A mudança que a sociedade Polis Litoral Ria de Aveiro operou na barrinha com recurso a 4,7 milhões de euros já o levou, por isso, a fazer do novo passadiço um passeio frequente durante o período de férias em Portugal, para namorar com a esposa sempre com vista para o mar.

"Parece impossível como isto estava tão sujo há uns anos", recorda, a abanar a cabeça devagarinho, como que a sacudir a incredulidade. "Nunca esperei que pudesse haver aqui uma mudança tão radical, mas o facto é que valeu a pena esperar: isto está lindo - quem mexeu nisto soube fazer a coisa bem feita", conclui.

Uma empreitada de 2,7 milhões de euros

Prometida por diversos governos, mas sucessivamente adiada devido a complicações relacionadas com o facto de a área integrar a Rede Natura 2000, a requalificação começou a concretizar-se apenas em 2016, mediante um investimento superior a quatro milhões de euros, por parte da sociedade Polis Litoral Ria de Aveiro.

Só a empreitada propriamente dita absorveu 2,7 milhões, que, comparticipados em 85% por fundos comunitários, viabilizaram o desassoreamento da lagoa, a reabilitação do seu dique fusível, a requalificação de margens e cordões dunares e a construção dos novos percursos de lazer.

"A parte mais complexa foi a dragagem dos sedimentos sujos do fundo da barrinha, porque estamos a falar de 272 mil metros cúbicos de lodos e areias, e a tubagem que os aspira e conduz para o mar não foi devidamente dimensionada na fase inicial do processo para cobrir a distância entre o ponto de sucção e o de deposição", avalia Salvador Malheiro.

Quanto à paisagem à superfície, mostra-se agora recuperada e em crescimento, após a plantação de "centenas de novas árvores" no local.
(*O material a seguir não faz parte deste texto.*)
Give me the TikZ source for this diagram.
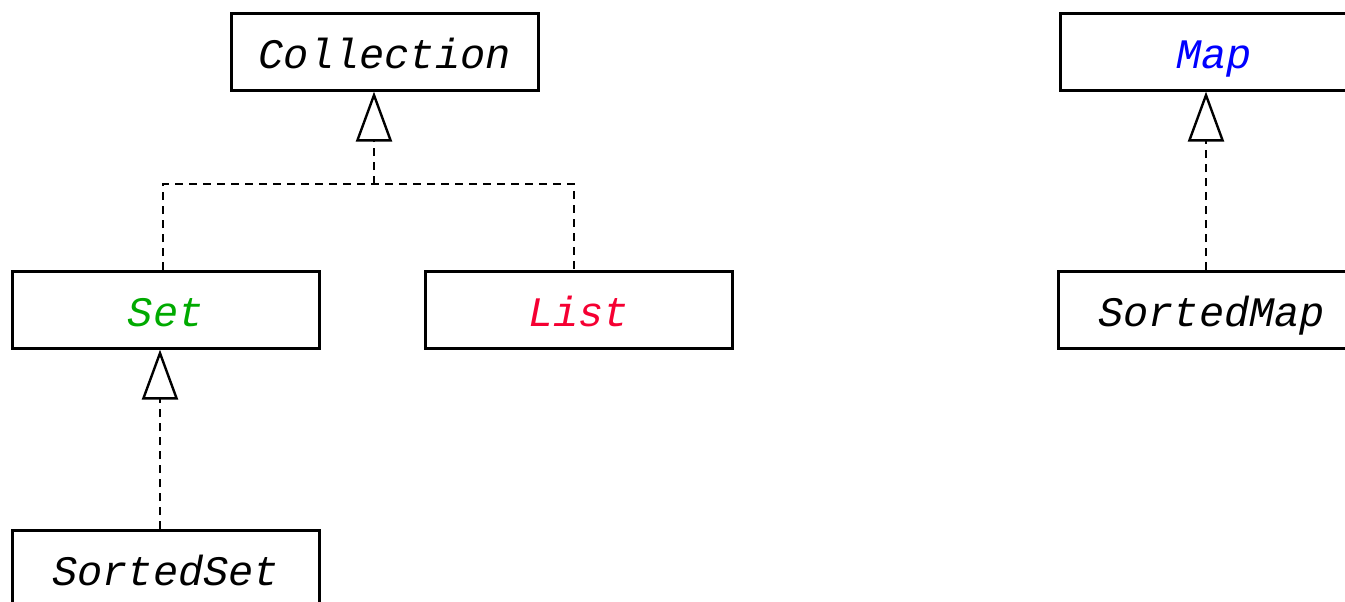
\documentclass[tikz,border=0pt]{standalone}
\usepackage{fontspec}
\setmonofont{Liberation Mono}
\usetikzlibrary{arrows.meta}
\definecolor{setgreen}{RGB}{0,170,0}
\definecolor{listred}{RGB}{245,0,50}
\definecolor{mapblue}{RGB}{0,0,255}
\tikzset{
  cls/.style={draw=black, line width=2.6pt, minimum width=307pt, minimum height=77pt,
    inner sep=0pt, text height=34pt, text depth=0pt,
    font=\fontsize{42pt}{42pt}\selectfont\ttfamily\itshape},
  realize/.style={line width=2.4pt, dash pattern=on 8pt off 6pt,
    -{Triangle[open, length=50pt, width=36pt, line width=2.4pt]}},
  link/.style={line width=2.4pt, dash pattern=on 8pt off 6pt},
}
\begin{document}
\begin{tikzpicture}[x=1pt,y=-1pt]
\useasboundingbox (0,0) rectangle (1345,602);
\node[cls, anchor=north west] (coll) at (230,12) {Collection};
\node[cls, anchor=north west, text=setgreen] (set) at (11,270) {Set};
\node[cls, anchor=north west, text=listred] (list) at (424,270) {List};
\node[cls, anchor=north west] (sset) at (11,529) {SortedSet};
\node[cls, anchor=north west, text=mapblue] (map) at (1059,12) {Map};
\node[cls, anchor=north west] (smap) at (1057,270) {SortedMap};
\coordinate (j) at (374,184);
\coordinate (sx) at (163,0);
\coordinate (lx) at (574,0);
\coordinate (ssx) at (160,0);
\coordinate (mx) at (1206,0);
\draw[link] (set.north -| sx) |- (j) -| (list.north -| lx);
\draw[realize] (j) -- (coll.south -| j);
\draw[realize] (sset.north -| ssx) -- (set.south -| ssx);
\draw[realize] (smap.north -| mx) -- (map.south -| mx);
\end{tikzpicture}
\end{document}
A Divisão de Ambiente da Câmara de Ovar realça, aliás, que os 398 hectares da barrinha de Esmoriz e Paramos constituem "a zona húmida mais importante do litoral norte português" e um "relevante local para a biodiversidade", por integrar três habitats naturais de conservação prioritária e ser local de reprodução e paragem de 162 espécies de aves de importância protegida.

Entre essas destaca-se o garçote (Ixobrychus minutus), a garça-vermelha (Ardea purpurea), a águia-sapeira (Circus aeruginosus), o pernilongo (Himantopus himantopus) e o pisco-de-peito-azul (Luscinia svecica), a que se juntam ainda animais em situação vulnerável ou em perigo como a rã de focinho pontiagudo (Discoglossus galganoi), a enguia-europeia (Anguilla anguilla) e o morcego-rato-grande (Myotis myotis).

O Instituto de Conservação da Natureza e da Floresta acrescenta ainda a essa lista a campanulácea (Jasione lusitânica), espécie vegetal endémica dos areais do litoral noroeste "significativamente ameaçada".